The difference between a planned phased launch and an unplanned incomplete launch is when the decision gets made. Teams that decide in week one to launch 500 products and expand monthly have a plan. Teams that discover in week ten that they are only 30% done and go live anyway have a problem: incomplete catalogue, no clear timeline for the rest, and customers who notice the gaps.

If your catalogue is large, make the phased launch call deliberately and early. Define which products lead (your strongest sellers, your most complete records) and what the batch schedule looks like before the project starts.

A note on Germany specifically

German consumers pay attention. They read attribute data. They notice when sizes do not match, when descriptions are clearly machine-translated, when prices end in numbers that do not feel deliberate. The tolerance for a rough launch is lower there than in markets where customers are more accustomed to incomplete or imprecise product pages.
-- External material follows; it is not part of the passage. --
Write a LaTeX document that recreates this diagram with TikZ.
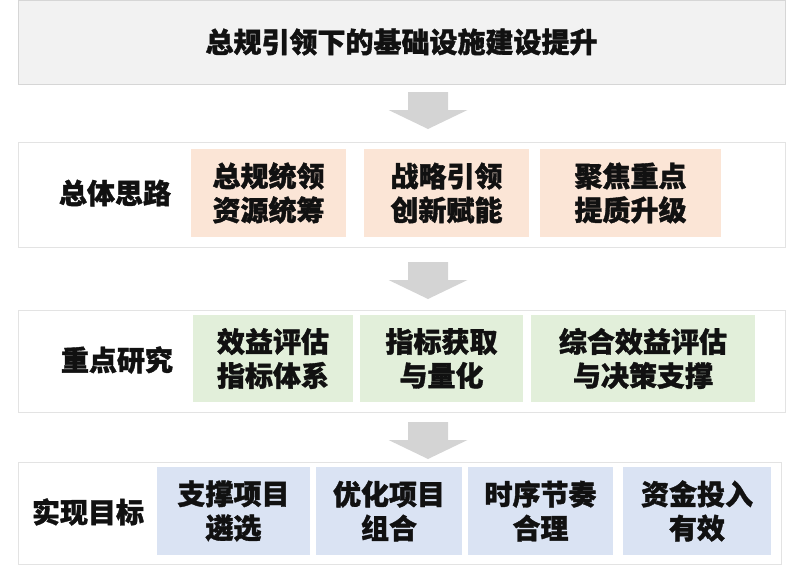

This does not mean you cannot launch in batches. It means the products you launch first need to be done properly. A catalogue where the first 500 products are fully attributed, correctly sized, cleanly priced, and professionally translated is a stronger start than 2,000 products that are half-ready. In Germany, the quality of what you show matters more than the quantity.

How a PIM changes the timeline

With product data well structured in a PIM, the mechanics of each workstream are faster: product selection is an assignment operation, bulk pricing runs against a conversion rule, marketplace integrations can launch at the same time as the website rather than following weeks later. The translation workload is still real. A PIM compresses the timeline; it does not eliminate the work. But the export-triage-translate-upload cycle that makes each workstream a standalone project goes away.

If the data is well structured and already in a PIM, a new-country launch can move in days to weeks. If the data needs work first, months. If there is no structured foundation, the timeline is measured in the wrong unit entirely.